Richard Wiseman, Teller, and Penn Jillette
Lies are pretty complicated, nuanced things. First, you have the lies that we get tricked into believing—the straightforward “out and out” kind of lies told by those who stand to benefit by convincing us of something they know is false. Canonical examples include Richard Nixon insisting that he knew nothing about the Watergate break-in or, apocryphally, the Greeks telling the Trojans that the giant wooden horse was just a gift to help patch things up. On the flip side, you have the kind of lie told by storytellers and entertainers, in which both the deliverer and the receiver of the lie are in cahoots. We might refer to this as “the willing suspension of disbelief,” such that we can be roused by Alexander Hamilton delivering rapid-fire rap lyrics on a stage or be thrilled by a magic battle between wizards on a screen, despite knowing that none of these things have ever happened or could happen.

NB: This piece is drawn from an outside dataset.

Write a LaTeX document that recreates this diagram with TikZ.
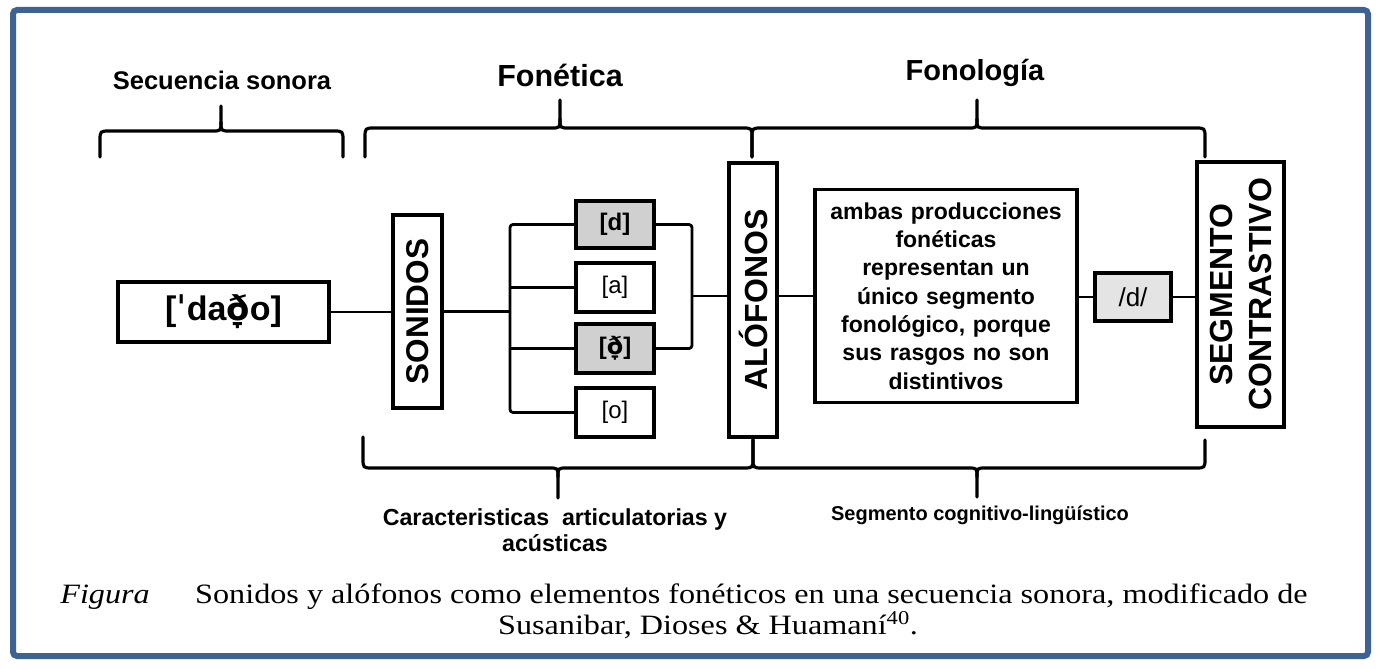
\documentclass[tikz,border=0pt]{standalone}
\usepackage{fontspec}
\setmainfont{Liberation Serif}
\newfontfamily\arial{Liberation Sans}
\newfontfamily\dejavu{DejaVu Sans}
\usepackage{graphicx}
\definecolor{frameblue}{RGB}{62,98,145}
\definecolor{boxgray}{RGB}{208,208,208}
\definecolor{boxlight}{RGB}{228,228,228}
\newcommand{\mybrace}[7]{%
  \draw[bracestyle] (#1,#6) -- (#1,{#4+10*#7}) .. controls (#1,#4) .. ({#1+10},#4) -- ({#3-9},#4) .. controls (#3,#4) .. (#3,{#4-9*#7}) -- (#3,#5);
  \draw[bracestyle] (#3,{#4-9*#7}) .. controls (#3,#4) .. ({#3+9},#4) -- ({#2-10},#4) .. controls (#2,#4) .. (#2,{#4+10*#7}) -- (#2,#6);}
\begin{document}
\begin{tikzpicture}[x=1pt,y=-1pt,
  box/.style={draw=black, line width=3.5pt, inner sep=0pt, anchor=center, fill=white},
  conn/.style={line width=2.8pt, line join=round, rounded corners=3pt},
  bracestyle/.style={line width=3.2pt, line cap=round, line join=round},
  hdr/.style={font=\arial\bfseries\fontsize{29}{34}\selectfont, inner sep=0pt},
  lbl/.style={font=\arial\bfseries\fontsize{22}{26}\selectfont, align=center, inner sep=0pt},
  smalltxt/.style={font=\arial\fontsize{24}{28}\selectfont},
  captext/.style={font=\fontsize{28}{32}\selectfont, inner sep=0pt},
  ]
\useasboundingbox (0,0) rectangle (1379,669);
\fill[white] (0,0) rectangle (1379,669);
\draw[frameblue, line width=6pt, rounded corners=4pt] (13,10) rectangle (1368,656);

% headers
\node[hdr, font=\arial\bfseries\fontsize{25.5}{30}\selectfont] (secuencia) at (222,80) {Secuencia sonora};
\node[hdr, font=\arial\bfseries\fontsize{30.5}{34}\selectfont] (fonetica) at (560,75) {Fonética};
\node[hdr] (fonologia) at (975,73) {Fonología};

% braces
\mybrace{100}{343}{221}{131}{106}{157}{1}
\mybrace{365}{752}{560}{128}{100}{157}{1}
\mybrace{752}{1205}{977}{128}{100}{157}{1}
\mybrace{363}{753}{558}{468}{498}{437}{-1}
\mybrace{753}{1205}{977}{468}{497}{440}{-1}

% boxes
\node[box, minimum width=211pt, minimum height=60pt, font=\arial\bfseries\fontsize{34}{40}\selectfont] (dado) at (223.5,312) {[{\dejavu\bfseries ˈ}da{\dejavu\bfseries ð̞}o]};
\node[box, minimum width=49pt, minimum height=193pt] (sonidos) at (417.5,311.5) {\rotatebox{90}{\arial\bfseries\fontsize{31.5}{34}\selectfont SONIDOS}};
\node[box, fill=boxgray, minimum width=78pt, minimum height=47pt, font=\arial\bfseries\fontsize{24}{28}\selectfont] (d) at (615,224.5) {[d]};
\node[box, minimum width=78pt, minimum height=49pt, smalltxt] (a) at (615,287.5) {[a]};
\node[box, fill=boxgray, minimum width=78pt, minimum height=49pt, font=\arial\bfseries\fontsize{24}{28}\selectfont] (dh) at (615,348.5) {[{\dejavu\bfseries ð̞}]};
\node[box, minimum width=78pt, minimum height=49pt, smalltxt] (o) at (615,412.5) {[o]};
\node[box, minimum width=48pt, minimum height=274pt] (alof) at (753,300) {\rotatebox{90}{\arial\bfseries\fontsize{32}{36}\selectfont ALÓFONOS}};
\node[box, minimum width=262pt, minimum height=213pt, text width=250pt, align=center, font=\arial\bfseries\fontsize{23}{28.3}\selectfont] (ambas) at (946,296) {ambas producciones\\fonéticas\\representan un\\único segmento\\fonológico, porque\\sus rasgos no son\\distintivos};
\node[box, fill=boxlight, minimum width=76pt, minimum height=48pt, font=\arial\fontsize{26}{30}\selectfont] (sd) at (1133,297) {/d/};
\node[box, minimum width=87pt, minimum height=265pt] (seg) at (1240.5,294.5) {\rotatebox{90}{\parbox{260pt}{\centering\arial\bfseries\fontsize{32}{39}\selectfont SEGMENTO\\CONTRASTIVO}}};

% connectors
\coordinate (busL) at (510,0);
\coordinate (busR) at (692,0);
\coordinate (alofrow) at (0,296);
\draw[conn] (dado.east) -- (sonidos.west |- dado.east);
\draw[conn] (sonidos.east) -- (sonidos.east -| busL);
\draw[conn] (d.west) -- (d.west -| busL) -- (o.west -| busL) -- (o.west);
\draw[conn] (a.west) -- (a.west -| busL);
\draw[conn] (dh.west) -- (dh.west -| busL);
\draw[conn] (d.east) -- (d.east -| busR) -- (dh.east -| busR) -- (dh.east);
\draw[conn] (alof.west |- alofrow) -- (busR |- alofrow);
\draw[conn] (alof.east |- ambas.west) -- (ambas.west);
\draw[conn] (ambas.east |- sd.west) -- (sd.west);
\draw[conn] (sd.east) -- (seg.west |- sd.east);

% bottom labels
\node[lbl, font=\arial\bfseries\fontsize{23.2}{26}\selectfont] (caract) at (555,530) {Caracteristicas\ \ articulatorias y\\acústicas};
\node[lbl, font=\arial\bfseries\fontsize{20}{24}\selectfont] (segcog) at (980,515) {Segmento cognitivo-lingüístico};

% caption
\node[captext, anchor=base east] (fig) at (150,603) {\scalebox{1.15}[1]{\textit{Figura}}};
\node[captext, anchor=base west] (cap1) at (195,603) {\scalebox{1.15}[1]{Sonidos y alófonos como elementos fonéticos en una secuencia sonora, modificado de}};
\node[captext, anchor=base] (cap2) at (708,634) {\scalebox{1.15}[1]{Susanibar, Dioses \& Huamaní\textsuperscript{40}.}};
\end{tikzpicture}
\end{document}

There’s also a form of lie that sits somewhere in between, which is particularly pernicious and remarkably resilient: when a lie is believed regardless of whether its teller knows it is false or is indifferent to its veracity. Like the overt lie, it is knowingly fabricated for the teller’s benefit, but much of the burden of persuasion is voluntarily taken on by the audience. Like the willing suspension of disbelief, its acceptance can be inconsistent, hinging on its usefulness: an election was rigged and corrupt, unless our side won, in which case it was free and fair. God is all-powerful and all-good, until there is a massacre at a school or a natural disaster that kills thousands, at which point God’s ways are mysterious.